These are images of Saturn’s moon Titan, captured by the NASA/ESA/CSA James Webb Space Telescope’s NIRCam instrument on 4 November 2022. The image on the left uses a filter sensitive to Titan’s lower atmosphere. The bright spots are prominent clouds in the northern hemisphere. The image on the right is a color composite image. Click here for an annotated version of this image.
Titan is the only moon in the Solar System with a dense atmosphere, and it is also the only planetary body other than Earth that currently has rivers, lakes, and seas. Unlike Earth, however, the liquid on Titan’s surface is composed of hydrocarbons including methane and ethane, not water.

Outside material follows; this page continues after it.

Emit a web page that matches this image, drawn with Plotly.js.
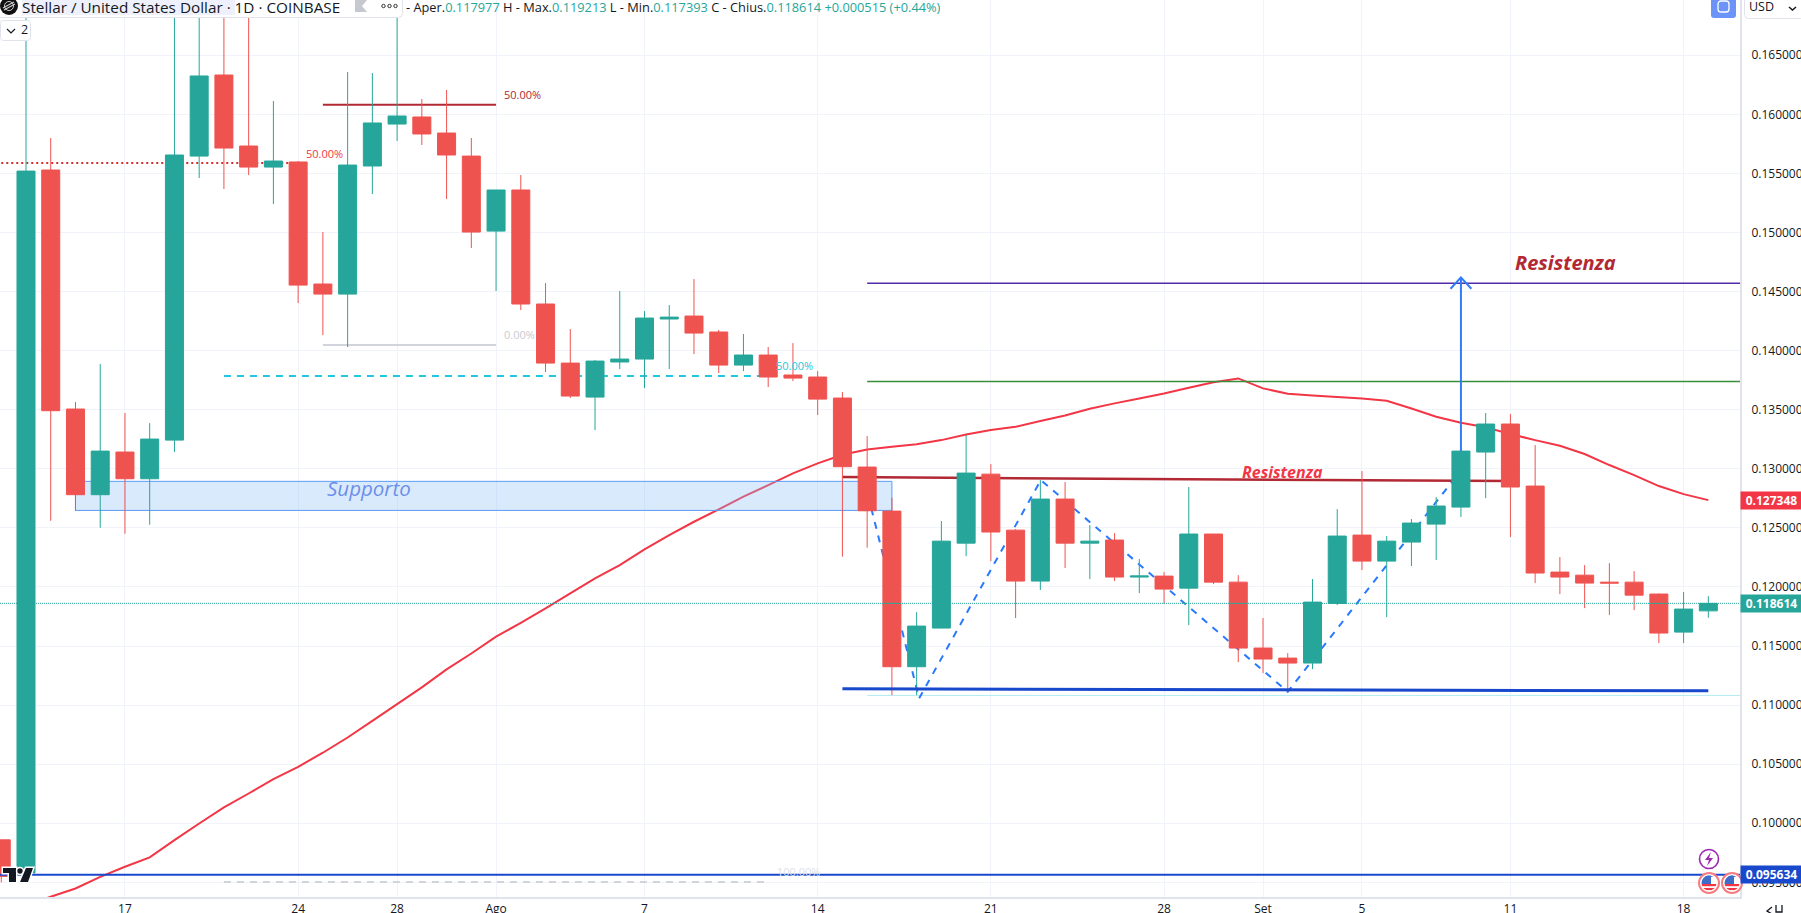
<!DOCTYPE html>
<html><head><meta charset="utf-8">
<script src="https://cdn.plot.ly/plotly-3.0.1.min.js"></script>
<style>html,body{margin:0;padding:0;background:#fff;overflow:hidden}#c{width:1801px;height:913px}</style>
</head><body><div id="c"></div>
<script>
const dates = ['2023-07-12','2023-07-13','2023-07-14','2023-07-15','2023-07-16','2023-07-17','2023-07-18','2023-07-19','2023-07-20','2023-07-21','2023-07-22','2023-07-23','2023-07-24','2023-07-25','2023-07-26','2023-07-27','2023-07-28','2023-07-29','2023-07-30','2023-07-31',
'2023-08-01','2023-08-02','2023-08-03','2023-08-04','2023-08-05','2023-08-06','2023-08-07','2023-08-08','2023-08-09','2023-08-10','2023-08-11','2023-08-12','2023-08-13','2023-08-14','2023-08-15','2023-08-16','2023-08-17','2023-08-18','2023-08-19','2023-08-20','2023-08-21','2023-08-22','2023-08-23','2023-08-24','2023-08-25','2023-08-26','2023-08-27','2023-08-28','2023-08-29','2023-08-30','2023-08-31',
'2023-09-01','2023-09-02','2023-09-03','2023-09-04','2023-09-05','2023-09-06','2023-09-07','2023-09-08','2023-09-09','2023-09-10','2023-09-11','2023-09-12','2023-09-13','2023-09-14','2023-09-15','2023-09-16','2023-09-17','2023-09-18','2023-09-19'];
const opens = [.0986,.0958,.15529,.13506,.12781,.13142,.12916,.13243,.15647,.16333,.15732,.15554,.15597,.14564,.14479,.15563,.15918,.15978,.15842,.15647,.15012,.15360,.14395,.13895,.13607,.13904,.13929,.14268,.14293,.14158,.13878,.13963,.13794,.13777,.13599,.13015,.12642,.11325,.11652,.12371,.12955,.12481,.12050,.12744,.12371,.12397,.12084,.12092,.11990,.12448,.12041,.11483,.11398,.11356,.11861,.12439,.12219,.12380,.12532,.12676,.13142,.13379,.12854,.12126,.12100,.12041,.12041,.11940,.11618,.117977];
const highs = [.0986,.1800,.15800,.13565,.13887,.13472,.13387,.1750,.1750,.1750,.1750,.16113,.15605,.15004,.16358,.16350,.1750,.16130,.16206,.15800,.15360,.15487,.14572,.14183,.13921,.14505,.14335,.14386,.14606,.14175,.14141,.14031,.14064,.13827,.13650,.13277,.12755,.11787,.12558,.13286,.13040,.12490,.12905,.12888,.12524,.12456,.12236,.12126,.12846,.12448,.12100,.11737,.11440,.12067,.12659,.12981,.12431,.12575,.12761,.13150,.13472,.13464,.13201,.12253,.12185,.12202,.12134,.11945,.11957,.119213];
const lows = [.0950,.0950,.12560,.12645,.12501,.12451,.12527,.13142,.15461,.15368,.15487,.15241,.14403,.14132,.14031,.15326,.15774,.15741,.15283,.14869,.14505,.14344,.13819,.13599,.13328,.13844,.13683,.13844,.13971,.13810,.13827,.13692,.13743,.13455,.12256,.12332,.11085,.11085,.11652,.12261,.12219,.11737,.11974,.12160,.12067,.12050,.11948,.11855,.11677,.12024,.11364,.11271,.11110,.11305,.11847,.12143,.11745,.12177,.12228,.12592,.12752,.12422,.12033,.11940,.11821,.11762,.11804,.11525,.11525,.117393];
const closes = [.0955,.15520,.13492,.12781,.13150,.12916,.13252,.15656,.16325,.15715,.15554,.15605,.14555,.14479,.15571,.15927,.15986,.15834,.15656,.15004,.15360,.14395,.13895,.13616,.13912,.13929,.14276,.14284,.14149,.13878,.13963,.13777,.13768,.13590,.13018,.12645,.11325,.11669,.12388,.12964,.12465,.12050,.12744,.12371,.12388,.12084,.12093,.11982,.12448,.12041,.11483,.11390,.11356,.11872,.12431,.12219,.12388,.12541,.12685,.13150,.13379,.12846,.12118,.12084,.12033,.12033,.11931,.11610,.11813,.118614];
const maDates = dates.slice(1);
const maValues = [.09307,.09378,.09448,.09547,.09632,.09711,.09857,.09998,.10134,.10252,.10374,.10478,.10597,.10726,.10867,.11009,.11150,.11302,.11437,.11579,.11697,.11818,.11945,.12072,.12185,.12318,.12439,.12552,.12656,.12764,.12862,.12961,.13046,.13119,.13164,.13187,.13207,.13243,.13291,.13328,.13356,.13404,.13452,.13509,.13554,.13596,.13638,.13686,.13732,.13765,.13681,.13636,.13621,.13607,.13596,.13576,.13511,.13441,.13390,.13351,.13294,.13243,.13195,.13125,.13032,.12947,.12854,.12786,.12735];

const xRange = ['2023-07-11 22:47','2023-09-20 06:43'];
const yRange = [.09376,.16968];
const priceTicks = [.095,.100,.105,.110,.115,.120,.125,.130,.135,.140,.145,.150,.155,.160,.165];
const priceTickLabels = ['0.095000','0.100000','0.105000','0.110000','0.115000','0.120000','0.125000','0.130000','0.135000','0.140000','0.145000','0.150000','0.155000','0.160000','0.165000'];
const dayTicks = ['2023-07-17','2023-07-24','2023-07-28','2023-08-01','2023-08-07','2023-08-14','2023-08-21','2023-08-28','2023-09-01','2023-09-05','2023-09-11','2023-09-18'];
const dayTickLabels = ['17','24','28','Ago','7','14','21','28','Set','5','11','18'];

const FONT = '"Open Sans", "Noto Sans", sans-serif';
const RED='#ef5350', GREEN='#26a69a';

function seg(xs, ys, color, width, dash, ax){
  return {type:'scatter',mode:'lines',x:xs,y:ys,line:{color:color,width:width,dash:dash||'solid',simplify:false},
    hoverinfo:'skip',showlegend:false,xaxis:ax?'x2':'x',yaxis:ax?'y2':'y',cliponaxis:true};
}
const traces = [
  seg(maDates,maValues,'#f23645',2),
  {type:'scatter',mode:'lines',x:['2023-07-15','2023-08-17','2023-08-17','2023-07-15','2023-07-15'],y:[.12894,.12894,.12648,.12648,.12894],
   fill:'toself',fillcolor:'rgba(144,191,249,0.33)',line:{color:'#5b9cf6',width:1},hoverinfo:'skip',showlegend:false},
  seg(['2023-07-12','2023-07-24'],[.15588,.15588],'#d32f2f',2,'2px,3px'),
  seg(['2023-07-25','2023-08-01'],[.16082,.16082],'#b22833',2),
  seg(['2023-07-25','2023-08-01'],[.14047,.14047],'#d1d4dc',2),
  seg(['2023-07-21','2023-08-12'],[.13785,.13785],'#22c7dd',2,'7px,6px'),
  seg(['2023-07-21','2023-08-12'],[.09502,.09502],'#d1d4dc',2,'7px,6px'),
  seg(['2023-08-16','2023-09-21'],[.14570,.14570],'#512da8',1.5),
  seg(['2023-08-16','2023-09-21'],[.13740,.13740],'#388e3c',1.5),
  seg(['2023-08-16','2023-09-21'],[.11082,.11082],'#b2ebf2',1),
  seg(['2023-08-15','2023-09-11'],[.12930,.12896],'#b22833',2.5),
  seg(['2023-08-16 04:00','2023-08-18 02:24','2023-08-23 00:30','2023-09-02','2023-09-08 19:12'],[.12665,.11057,.12905,.11113,.12933],'#2979ff',2,'7px,7px'),
  {type:'candlestick',x:dates,open:opens,high:highs,low:lows,close:closes,xaxis:'x2',yaxis:'y2',whiskerwidth:0,
   increasing:{line:{color:GREEN,width:1},fillcolor:GREEN},decreasing:{line:{color:RED,width:1},fillcolor:RED},hoverinfo:'skip',showlegend:false},
  seg(['2023-07-11 22:47','2023-09-20 06:43'],[.118614,.118614],'#26a69a',1,'1px,1px',1),
  seg(['2023-07-11 22:47','2023-09-20 06:43'],[.095634,.095634],'#1848cc',2,'solid',1),
  seg(['2023-08-15','2023-09-19'],[.11138,.11121],'#1848cc',3,'solid',1),
  seg(['2023-09-09','2023-09-09'],[.13150,.14620],'#2f7cf6',2,'solid',1),
  seg(['2023-09-08 13:55','2023-09-09','2023-09-09 10:05'],[.14524,.14620,.14524],'#2f7cf6',2,'solid',1)
];

const PW=1740, PH=897;
const px=x=>x/PW, py=y=>1-y/PH;
function note(text,x,y,color,size,extra){
  return Object.assign({text:text,xref:'paper',yref:'paper',x:px(x),y:py(y),xanchor:'left',yanchor:'middle',showarrow:false,borderpad:0,
    font:{family:FONT,size:size,color:color}},extra||{});
}
function tag(text,val,bg){
  return {text:'<b>'+text+'</b>',xref:'paper',yref:'y',x:1,y:val,xanchor:'left',yanchor:'middle',showarrow:false,width:61,height:17,align:'center',
    bgcolor:bg,borderpad:0,font:{family:FONT,size:12,color:'#ffffff'}};
}
const T='#131722',V='#26a69a';
const kv=(k,v)=>'<span style="color:'+T+'">'+k+'</span><span style="color:'+V+'">'+v+'</span>';
const annotations=[
  note('Stellar / United States Dollar · 1D · COINBASE',21,6.5,T,15.3),
  note(kv('- Aper.','0.117977')+kv(' H - Max.','0.119213')+kv(' L - Min.','0.117393')+kv(' C - Chius.','0.118614')+'<span style="color:'+V+'"> +0.000515 (+0.44%)</span>',405,6.5,T,12.8),
  note('2',20,30,T,12.5),
  note('USD',1748,7,T,12.5),
  note('50.00%',503,95,'#b22833',11),
  note('50.00%',305,153,'#f23645',11),
  note('0.00%',503,334,'#c8cbd3',11),
  note('50.00%',775,366,'#22c7dd',11),
  note('100.00%',776,871,'#dfe1e7',11),
  note('<b><i>Resistenza</i></b>',1514,262,'#b22833',20),
  note('<b><i>Resistenza</i></b>',1241,472,'#f23645',16),
  note('<i>Supporto</i>',326,488,'#6c8fe8',20.5),
  tag('0.127348',.127348,'#f23645'),
  tag('0.118614',.118614,'#26a69a'),
  tag('0.095634',.095634,'#1848cc')
];
function svg(s,w,h){return 'data:image/svg+xml;charset=utf-8,'+encodeURIComponent('<svg xmlns="http://www.w3.org/2000/svg" width="'+w+'" height="'+h+'" viewBox="0 0 '+w+' '+h+'">'+s+'</svg>');}
function img(s,x,y,w,h){return {source:svg(s,w,h),xref:'paper',yref:'paper',x:px(x),y:py(y),sizex:w/PW,sizey:h/PH,sizing:'stretch',xanchor:'left',yanchor:'top',layer:'above'};}
const flag='<circle cx="11" cy="11" r="10" fill="#fff" stroke="#f77c80" stroke-width="2"/><clipPath id="f"><circle cx="11" cy="11" r="7.5"/></clipPath><g clip-path="url(#f)"><rect x="2" y="12" width="18" height="2.2" fill="#f23645"/><rect x="2" y="16" width="18" height="2.2" fill="#f23645"/><rect x="2" y="2" width="18" height="3" fill="#5b7fd6"/><rect x="2" y="2" width="11" height="10" fill="#3d6cc9"/></g>';
const images=[
  img('<rect x="-3" y="-3" width="405.5" height="20.5" rx="4" fill="#fff" stroke="#e0e3eb"/><rect x="22" y="0" width="213" height="15" fill="#eef1fb"/>',0,0,404,18),
  img('<rect x="0.5" y="0.5" width="30" height="20" rx="3" fill="#fff" stroke="#e0e3eb"/>',0,20,31,21),
  img('<rect x="0.5" y="-3" width="60" height="21.5" rx="4" fill="#fff" stroke="#e0e3eb"/>',1744,0,57,19),
  img('<circle cx="9" cy="9" r="9" fill="#111"/><path d="M3 11 L14 5 M4 13 L15 7" stroke="#ccc" stroke-width="1.1"/><circle cx="9" cy="9" r="4.5" fill="none" stroke="#ccc" stroke-width="1"/>',0,-3,18,18),
  img('<path d="M0 0h12v12h-12z" fill="#c6c8d0"/><path d="M12 0 L7 6 L12 12z" fill="#fff"/>',355,0,12,12),
  img('<circle cx="2.5" cy="4" r="1.7" fill="none" stroke="#333" stroke-width="1"/><circle cx="8.5" cy="4" r="1.7" fill="none" stroke="#333" stroke-width="1"/><circle cx="14.5" cy="4" r="1.7" fill="none" stroke="#333" stroke-width="1"/>',381,2,17,8),
  img('<path d="M1 1 L5 5 L9 1" fill="none" stroke="#131722" stroke-width="1.2"/>',6,28,10,6),
  img('<path d="M1 1 L4.5 4 L8 1" fill="none" stroke="#131722" stroke-width="1.5"/>',1788,6,9,5),
  img('<rect width="25" height="21" y="-3" rx="3" fill="#6b93f8"/><rect x="7" y="1" width="11" height="11" rx="3" fill="none" stroke="#fff" stroke-width="1.3"/>',1711,0,25,18),
  img('<g transform="translate(2,2)" stroke="#fff" stroke-width="3" paint-order="stroke" fill="#131722"><path d="M0 0 H13 V14 H6 V5 H0z"/><circle cx="17" cy="3" r="2.7"/><path d="M23 0 H30 L25 14 H17z"/></g>',1,866,35,18),
  img('<circle cx="11" cy="11" r="9.5" fill="#fff" stroke="#9c27b0" stroke-width="1.6"/><path d="M13 4 L7 12 H11 L9 18 L15 10 H11z" fill="#9c27b0"/>',1698,848,22,22),
  img(flag,1698,872,22,22),
  img(flag,1721,872,22,22),
  img('<path d="M6 2 L1 6 L6 9 M10 0 V7 H16 V0" fill="none" stroke="#131722" stroke-width="1.3"/>',1766,905,17,9)
];
const axisX={type:'date',range:xRange,tickvals:dayTicks,ticktext:dayTickLabels,tickmode:'array',showgrid:true,gridcolor:'#f0f3fa',gridwidth:1,
  zeroline:false,showline:true,linecolor:'#e0e3eb',linewidth:2,ticks:'',tickfont:{family:FONT,size:12,color:T},ticklabelstandoff:0,rangeslider:{visible:false},fixedrange:true,layer:'below traces'};
const axisY={range:yRange,tickvals:priceTicks,ticktext:priceTickLabels,tickmode:'array',side:'right',showgrid:true,gridcolor:'#f0f3fa',gridwidth:1,
  zeroline:false,showline:true,linecolor:'#e0e3eb',linewidth:2,ticks:'',tickfont:{family:FONT,size:12,color:T},ticklabelstandoff:7,fixedrange:true};
const layout={width:1801,height:913,margin:{l:0,r:61,t:0,b:16,pad:0},paper_bgcolor:'#fff',plot_bgcolor:'#fff',showlegend:false,hovermode:false,dragmode:false,
  boxgap:0.272,boxgroupgap:0,font:{family:FONT},xaxis:axisX,yaxis:axisY,
  xaxis2:{type:'date',range:xRange,overlaying:'x',visible:false,rangeslider:{visible:false},fixedrange:true},
  yaxis2:{range:yRange,overlaying:'y',visible:false,fixedrange:true,side:'right'},
  annotations:annotations,images:images};
Plotly.newPlot('c',traces,layout,{displayModeBar:false,staticPlot:true});
</script></body></html>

Its atmosphere is filled with thick haze that obscures visible light reflecting off the surface.
Scientists have waited for years to use Webb’s infrared vision to study Titan’s atmosphere, including its fascinating weather patterns and gaseous composition, and also see through the haze to study albedo features (bright and dark patches) on the surface. Further Titan data are expected from NIRCam and NIRSpec as well as the first data from Webb’s Mid-Infrared Instrument (MIRI) in May or June of 2023. The MIRI data will reveal an even greater part of Titan’s spectrum, including some wavelengths that have never before been seen. This will give scientists information about the complex gases in Titan’s atmosphere, as well as crucial clues to deciphering why Titan is the only moon in the Solar System with a dense atmosphere.
[Image Description: Side-by-side images of Saturn’s moon Titan, captured by Webb’s Near-Infrared Camera on 4 November 2022, with clouds and other features visible. Left image is various shades of red. Right image is shades of white, blue, and brown.]
Note: This post highlights data from Webb science in progress, which has not yet been through the peer-review process.